*EXERCISE*
Copy exactly, and only, the lines below from the first through the one containing "const xMin = 0.284, xMax = 6.636;", both included; pictures are omitted.
==== AVAILABLE DATA ====
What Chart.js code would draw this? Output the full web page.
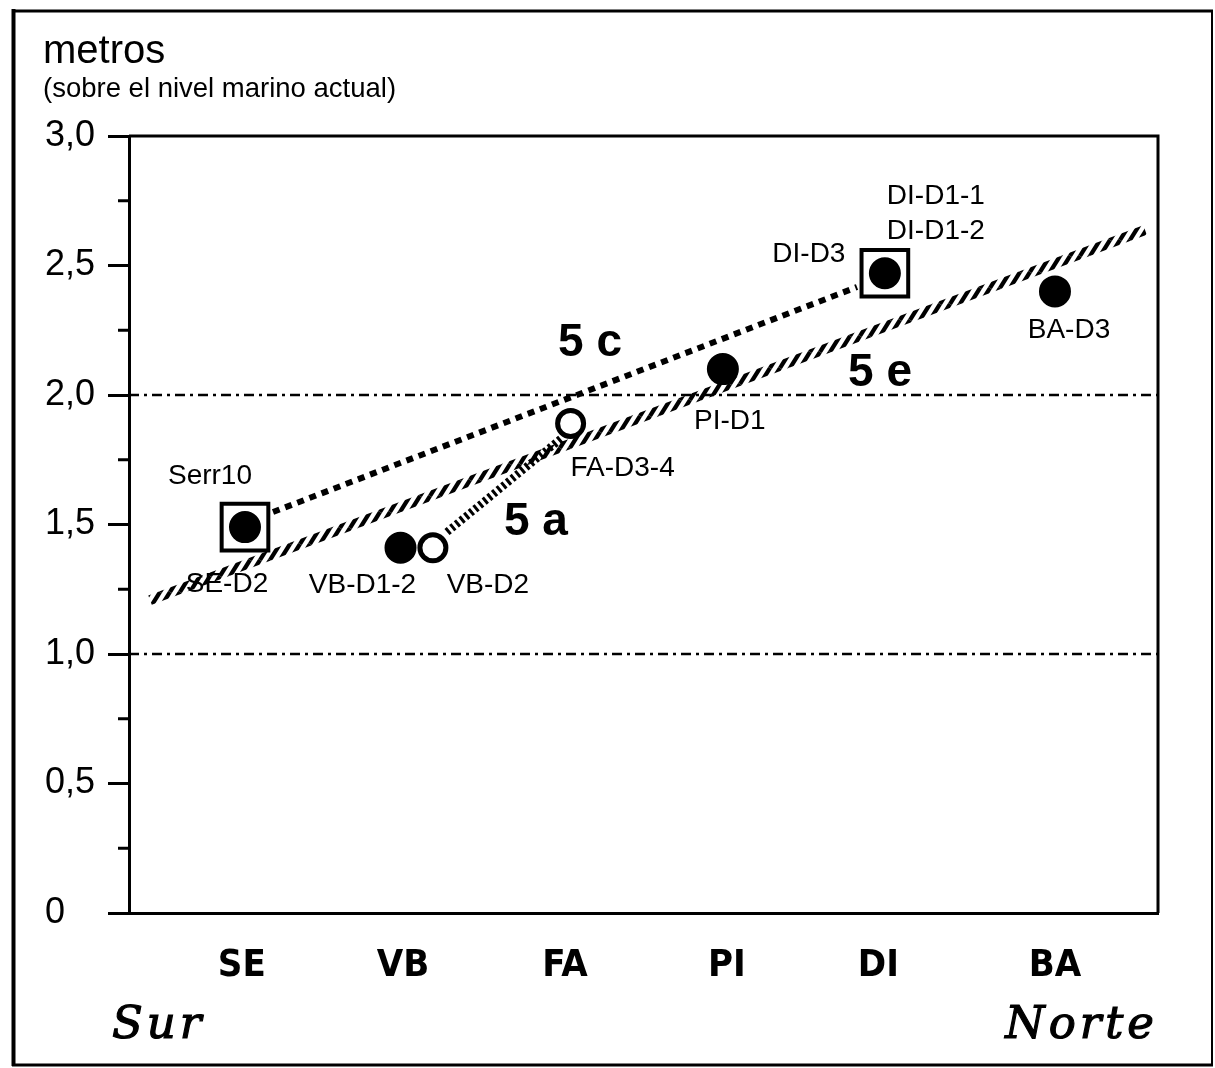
<!DOCTYPE html>
<html>
<head>
<meta charset="utf-8">
<script src="https://cdn.jsdelivr.net/npm/chart.js@4.4.1/dist/chart.umd.min.js"></script>
<style>
  body { margin: 0; background: #fff; }
  canvas { display: block; }
</style>
</head>
<body>
<canvas id="chart" width="1215" height="1068"></canvas>
<script>
// estaciones de sur a norte y su posicion en el eje x
const estaciones = ["SE", "VB", "FA", "PI", "DI", "BA"];
const posEstaciones = [0.98, 1.975, 2.975, 3.975, 4.91, 6.0];
const xMin = 0.284, xMax = 6.636;

// eje y en metros sobre el nivel marino actual
const yTicks = [0, 0.5, 1, 1.5, 2, 2.5, 3];
const yMenores = [0.25, 0.75, 1.25, 1.75, 2.25, 2.75];
const nivelesRef = [1.0, 2.0];

// depositos medidos
const puntosX = [1.0, 1.96, 2.16, 3.01, 3.95, 4.95, 6.0];
const puntosY = [1.49, 1.41, 1.41, 1.89, 2.10, 2.47, 2.40];
const abiertos = [false, false, true, true, false, false, false];
const recuadro = [true, false, false, false, false, true, false];
const etiquetas = [
  ["Serr10", "SE-D2"], ["VB-D1-2"], ["VB-D2"], ["FA-D3-4"],
  ["PI-D1"], ["DI-D3", "DI-D1-1", "DI-D1-2"], ["BA-D3"]
];

// lineas de los estadios 5e, 5c y 5a
const linea5eX = [0.414, 6.556], linea5eY = [1.208, 2.637];
const linea5cX = [1.173, 4.778], linea5cY = [1.548, 2.417];
const linea5aX = [2.247, 2.963], linea5aY = [1.471, 1.838];
const estadios = ["5 c", "5 a", "5 e"];
const estadiosX = [3.13, 2.796, 4.92];
const estadiosY = [2.20, 1.51, 2.085];

// desplazamiento (px) de cada etiqueta respecto a su punto
const desplaz = [
  [[-35, -51], [-18, 57]], [[-38, 37]], [[55, 37]], [[52, 45]],
  [[7, 52]], [[-76, -19], [51, -77], [51, -42]], [[14, 39]]
];

const sans = '"Liberation Sans", Arial, sans-serif';

function puntos(xs, ys) {
  return xs.map((x, i) => ({ x: x, y: ys[i] }));
}

// trazo rayado de la linea 5e
function rayado(ctx) {
  const c = document.createElement('canvas');
  c.width = 10; c.height = 16;
  const g = c.getContext('2d');
  g.strokeStyle = '#000';
  g.lineWidth = 4.2;
  for (const [ox, oy] of [[0, 0], [-10, 0], [10, 0], [0, -16], [0, 16]]) {
    g.beginPath();
    g.moveTo(ox, oy + 16);
    g.lineTo(ox + 10, oy);
    g.stroke();
  }
  return ctx.createPattern(c, 'repeat');
}

const ctx = document.getElementById('chart');
const g2d = ctx.getContext('2d');

const idx = puntosX.map((_, i) => i);
const llenos = idx.filter(i => !abiertos[i]);
const huecos = idx.filter(i => abiertos[i]);
const cajas = idx.filter(i => recuadro[i]);

const marco = {
  id: 'marco',
  beforeDraw(chart) {
    const c = chart.ctx;
    c.save();
    c.fillStyle = '#fff';
    c.fillRect(0, 0, chart.width, chart.height);
    c.strokeStyle = '#000';
    c.lineWidth = 4; c.beginPath(); c.moveTo(13.5, 9); c.lineTo(13.5, 1066); c.stroke();
    c.lineWidth = 3; c.beginPath(); c.moveTo(12, 11); c.lineTo(1213, 11); c.stroke();
    c.lineWidth = 2; c.beginPath(); c.moveTo(1212, 10); c.lineTo(1212, 1066); c.stroke();
    c.lineWidth = 3; c.beginPath(); c.moveTo(12, 1065); c.lineTo(1213, 1065); c.stroke();

    c.fillStyle = '#000';
    c.textBaseline = 'alphabetic';
    c.textAlign = 'left';
    c.font = '40px ' + sans;
    c.fillText('metros', 43, 63);
    c.font = '27.5px ' + sans;
    c.fillText('(sobre el nivel marino actual)', 43, 97);

    // Sur / Norte en cursiva, un poco engrosada
    c.font = 'italic 45px "DejaVu Serif", serif';
    c.letterSpacing = '4px';
    c.lineWidth = 1.2;
    c.fillText('Sur', 112, 1038);
    c.strokeText('Sur', 112, 1038);
    c.textAlign = 'right';
    c.fillText('Norte', 1158, 1038);
    c.strokeText('Norte', 1158, 1038);
    c.restore();
  },
  afterDraw(chart) {
    const c = chart.ctx, a = chart.chartArea, ys = chart.scales.y;
    c.save();
    c.strokeStyle = '#000';
    c.lineWidth = 3;
    c.beginPath();
    c.moveTo(a.left, a.top); c.lineTo(a.right, a.top); c.lineTo(a.right, a.bottom);
    c.stroke();
    // marcas menores del eje y
    yMenores.forEach(v => {
      const y = ys.getPixelForValue(v);
      c.beginPath(); c.moveTo(a.left - 11, y); c.lineTo(a.left, y); c.stroke();
    });
    c.restore();
  },
  afterDatasetsDraw(chart) {
    const c = chart.ctx, xs = chart.scales.x, ys = chart.scales.y;
    c.save();
    c.fillStyle = '#000';
    c.textAlign = 'center';
    c.textBaseline = 'middle';
    c.font = '28px ' + sans;
    etiquetas.forEach((lista, i) => {
      const px = xs.getPixelForValue(puntosX[i]);
      const py = ys.getPixelForValue(puntosY[i]);
      lista.forEach((t, j) => c.fillText(t, px + desplaz[i][j][0], py + desplaz[i][j][1]));
    });
    c.font = 'bold 46px ' + sans;
    estadios.forEach((t, i) => {
      c.fillText(t, xs.getPixelForValue(estadiosX[i]), ys.getPixelForValue(estadiosY[i]));
    });
    c.restore();
  }
};

new Chart(ctx, {
  type: 'scatter',
  data: {
    datasets: [
      {
        data: llenos.map(i => ({ x: puntosX[i], y: puntosY[i] })),
        pointStyle: 'circle', pointRadius: 15, borderWidth: 2,
        backgroundColor: '#000', borderColor: '#000'
      },
      {
        data: huecos.map(i => ({ x: puntosX[i], y: puntosY[i] })),
        pointStyle: 'circle', pointRadius: 13, borderWidth: 5,
        backgroundColor: '#fff', borderColor: '#000'
      },
      {
        data: cajas.map(i => ({ x: puntosX[i], y: puntosY[i] })),
        pointStyle: 'rect', pointRadius: 33, borderWidth: 4,
        backgroundColor: '#fff', borderColor: '#000'
      },
      {
        data: puntos(linea5cX, linea5cY), showLine: true, pointRadius: 0,
        borderColor: '#000', borderWidth: 6, borderDash: [7, 6]
      },
      {
        data: puntos(linea5aX, linea5aY), showLine: true, pointRadius: 0,
        borderColor: '#000', borderWidth: 8, borderDash: [3, 3]
      },
      {
        data: puntos(linea5eX, linea5eY), showLine: true, pointRadius: 0,
        borderColor: rayado(g2d), borderWidth: 10
      },
      ...nivelesRef.map(v => ({
        data: [{ x: xMin, y: v }, { x: xMax, y: v }], showLine: true, pointRadius: 0,
        borderColor: '#000', borderWidth: 2.5, borderDash: [10, 5, 3, 5]
      }))
    ]
  },
  options: {
    responsive: false,
    devicePixelRatio: 1,
    animation: false,
    events: [],
    layout: { padding: { left: 45, top: 136, right: 57, bottom: 55 } },
    plugins: { legend: { display: false }, tooltip: { enabled: false } },
    scales: {
      x: {
        type: 'linear', min: xMin, max: xMax,
        afterBuildTicks(s) { s.ticks = posEstaciones.map(v => ({ value: v })); },
        afterFit(s) { s.height = 100; },
        ticks: {
          callback: (v, i) => estaciones[i],
          color: '#000', padding: 30,
          font: { family: '"Liberation Sans Narrow", "DejaVu Sans Condensed", sans-serif', size: 38, weight: 'bold' },
          maxRotation: 0, autoSkip: false
        },
        grid: { display: false, drawTicks: false },
        border: { display: true, color: '#000', width: 3 }
      },
      y: {
        min: 0, max: 3,
        afterBuildTicks(s) { s.ticks = yTicks.map(v => ({ value: v })); },
        afterFit(s) { s.width = 84; },
        ticks: {
          callback: v => v === 0 ? '0' : v.toFixed(1).replace('.', ','),
          color: '#000', padding: 8, crossAlign: 'far',
          font: { family: sans, size: 36 }
        },
        grid: { drawOnChartArea: false, drawTicks: true, tickLength: 21, tickWidth: 3, tickColor: '#000' },
        border: { display: true, color: '#000', width: 3 }
      }
    }
  },
  plugins: [marco]
});
</script>
</body>
</html>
====
*OUTPUT OF THE TASK*
What Chart.js code would draw this? Output the full web page.
<!DOCTYPE html>
<html>
<head>
<meta charset="utf-8">
<script src="https://cdn.jsdelivr.net/npm/chart.js@4.4.1/dist/chart.umd.min.js"></script>
<style>
  body { margin: 0; background: #fff; }
  canvas { display: block; }
</style>
</head>
<body>
<canvas id="chart" width="1215" height="1068"></canvas>
<script>
// estaciones de sur a norte y su posicion en el eje x
const estaciones = ["SE", "VB", "FA", "PI", "DI", "BA"];
const posEstaciones = [0.98, 1.975, 2.975, 3.975, 4.91, 6.0];
const xMin = 0.284, xMax = 6.636;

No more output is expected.